Кресло стояло спинкой к двери, ведшей в комнату. Ему нравилось возникавшее при этом ощущение некоторой незащищенности. Теоретически кто-нибудь мог подкрасться к нему сзади и ударить по голове. Предварительно этому человеку пришлось бы преодолеть хитроумную систему охраны, но ощущение все равно оставалось, показывая, в какой степени он владеет окружающей его обстановкой. Он не боялся внешнего мира. С ранних лет он вынужден был без посторонней помощи пробивать себе дорогу. Однако ему нравилось, чтобы в доме всегда был порядок.

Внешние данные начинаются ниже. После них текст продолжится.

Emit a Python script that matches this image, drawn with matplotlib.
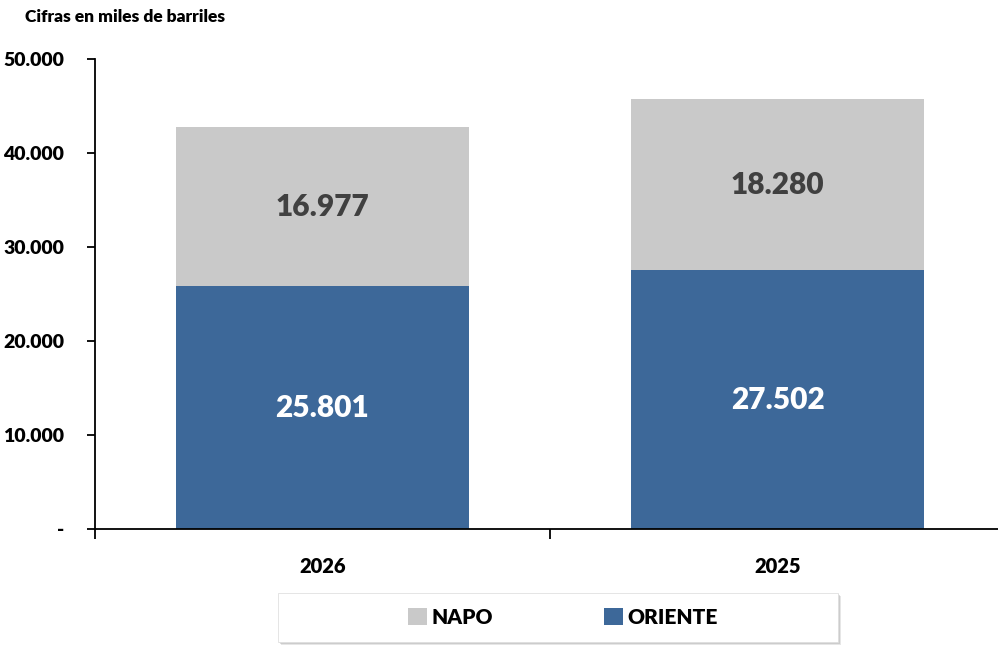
import matplotlib
matplotlib.use('Agg')
import numpy as np
from matplotlib import pyplot as plt, rcParams
from matplotlib.patches import Rectangle
from matplotlib.ticker import FuncFormatter

rcParams['font.family'] = ['Lato', 'DejaVu Sans']
rcParams['font.weight'] = 800

years = ['2026', '2025']
oriente = [25801, 27502]
napo = [16977, 18280]
series_names = ['NAPO', 'ORIENTE']
col_napo = '#C9C9C9'
col_oriente = '#3D6899'
BW = 800


def miles(v, pos):
    if v == 0:
        return '-'
    return '{:,.0f}'.format(v).replace(',', '.')


def chart():
    fig = plt.figure(figsize=(9.98, 6.45), dpi=100)
    ax = fig.add_axes([95 / 998., 116 / 645., 910 / 998., 470 / 645.])
    ind = np.arange(len(years))
    w = 0.643
    b1 = ax.bar(ind, oriente, w, color=col_oriente, label=series_names[1])
    b2 = ax.bar(ind, napo, w, bottom=oriente, color=col_napo, label=series_names[0])

    for i in ind:
        ax.text(i, oriente[i] / 2., miles(oriente[i], None), ha='center', va='center',
                color='white', fontsize=21.5, fontweight=BW)
        ax.text(i, oriente[i] + napo[i] / 2., miles(napo[i], None), ha='center', va='center',
                color='#404040', fontsize=21.5, fontweight=BW)

    ax.set_ylim(0, 50000)
    ax.set_xlim(-0.5, len(years) - 0.5)
    ax.set_yticks(np.arange(0, 50001, 10000))
    ax.yaxis.set_major_formatter(FuncFormatter(miles))
    ax.set_xticks(ind)
    ax.set_xticklabels(years)
    ax.set_xticks([-0.5, 0.5, 1.5], minor=True)
    ax.tick_params(axis='x', which='major', length=0, pad=20, labelsize=14.5)
    ax.tick_params(axis='x', which='minor', length=7, width=1.3, direction='out')
    ax.tick_params(axis='y', length=6, width=1.3, direction='out', pad=16, labelsize=14)
    for t in ax.get_yticklabels() + ax.get_xticklabels():
        t.set_fontweight(BW)
    ax.spines['top'].set_visible(False)
    ax.spines['right'].set_visible(False)
    ax.spines['left'].set_linewidth(1.3)
    ax.spines['bottom'].set_linewidth(1.3)

    fig.text(25 / 998., 1 - 17 / 645., 'Cifras en miles de barriles', fontsize=12.5,
             fontweight=BW, va='center', ha='left')

    # legend box with soft shadow
    x0, y0, bw, bh = 278 / 998., 1 - 642 / 645., 560 / 998., 49 / 645.
    for k, a in ((3, 0.25), (2, 0.35), (1, 0.45)):
        fig.patches.append(Rectangle((x0 + k / 998., y0 - k / 645.), bw, bh,
                                     transform=fig.transFigure, facecolor='#9E9E9E',
                                     edgecolor='none', alpha=a))
    fig.patches.append(Rectangle((x0, y0), bw, bh, transform=fig.transFigure,
                                 facecolor='white', edgecolor='#E0E0E0', lw=0.6))
    fig.legend([b2, b1], series_names, loc='center', ncol=2, frameon=False,
               bbox_to_anchor=(563 / 998., 1 - 617 / 645.),
               handlelength=0.9, handleheight=0.9, handletextpad=0.25,
               columnspacing=5.3, prop={'weight': BW, 'size': 15})
    plt.savefig('out.png', dpi=100)


if __name__ == '__main__':
    chart()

Лицо его было гладким, без морщин – результат усердного применения увлажнителя и прочих питательных средств для кожи. Взгляд острый и ясный, руки слегка загорелые, ногти подстриженные. Он был совершенно голым. Кресло стояло слегка под углом к начищенным до блеска половицам, ровными рядами пересекавшим комнату. На маленьком столике рядом с креслом стояла чашка очень горячего кофе и блюдце, полное крошечных стеклянных бусинок. Тут же лежал тонкий журнал. Чашка стояла так, что опиралась своим основанием на край столика лишь наполовину. Кресло было старое, обтянутое потертой кожей. По всем правилам на одном из его подлокотников должен был бы лежать номер "Нью-Йорк таймс", а позади – стоять лакей, готовый подать сэндвичи со срезанной корочкой. Книжный шкаф был целиком заштрихован зеленым, синим и красным фломастерами, каждый штрих не длиннее трех миллиметров, из-за чего создавался эффект слегка пятнистого черного цвета. На это потребовалось семнадцать фломастеров и несколько недель. Изящный комод ручной работы у другой стены был весь заклеен маленькими портретами Мадонны, вырезанными из журналов и относящимися к периоду до ее воплощения в образе "материальной девушки", после чего он утратил к ней интерес. Результат своих прежних увлечений он покрыл несколькими слоями темного лака, пока комод не стал выглядеть, словно обшитый странной ореховой фанерой. Что касается книжного шкафа, то лишь при разглядывании с очень близкого расстояния можно было понять, каким образом был получен эффект.